To develop and show the nature of visible and invisible “ideas,” a nature that contains many intricate distinctions, is the task of the symbolic art of the icon, for the impetus for the incarnation of light within color, idea within form, is given by the God-Man Himself. Beings such as angels and the souls of men are created, and therefore basically have the potential to be depicted, but the meaning of such a depiction—its content and the Revelation which is read there—will vary depending on the given idea contained in the icon. “Not only that which is circumscribed by space and time is describable, but also that which is circumscribed by understanding.” An idea is always movement, and movement is the realization of potential. Icons are not a gallery of portraits, albeit holy portraits, but rather a live connection between the supplicant and the archetype. This connection can become a more and more conscious through the aid of the ideas and meanings which are symbolically and allegorically expressed in the icon. There are many levels of prayer, and therefore many levels in which an icon can express things; it can express something unique to each person gazing upon it, through allegorical supplement and parable. Of course, the supplement should not become a goal in itself in icon-writing, but must remain only a philosophical insert.

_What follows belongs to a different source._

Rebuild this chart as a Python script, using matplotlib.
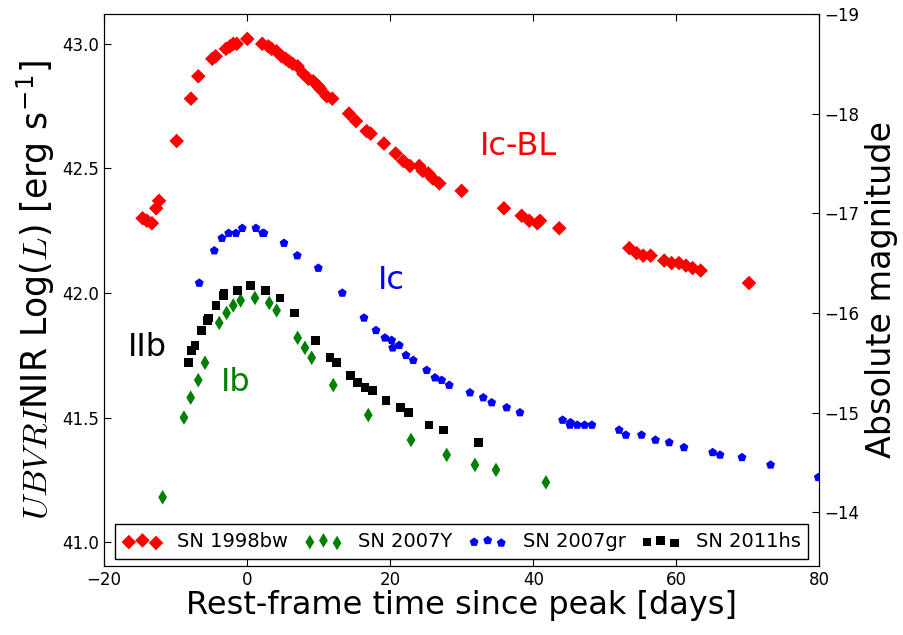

It is said: “all beings, not merely the ones whom we perceive by sensation, but angels as well, change, re-form, and are transfigured in manifold ways.” And the icon is a symbol of change and transfiguration: the darkness of un-knowing and the image of the knowledge of God. For the icon is mainly a “name” of God depicted within images and ideas. We must understand that God is always beyond any name that we can conceive of, but He is also the visible revelation within every name that is worthy of Him.
The “cosmological” icon, which is expressed by means of the substance of color, speaks of the archetypal Light of the Prosopon. It completes the entire hierarchical scale of God’s Revelation, and for this reason cannot be excluded from the realm of the knowledge of God. The icon holds its place within the iconological hierarchy of precious objects in the Church. Painted on wood symbolizing the Tree of Life, the hand-created icon continues even now to deflect the attacks of all manner of contemporary iconoclasts. The art of the icon is real prayer and will never be conquered by iconoclasm, for the basis of icon-writing does not lie in the suppositions of logical dialectic: its foundation lies within the miracle of God’s Revelation, made visible through paint and image.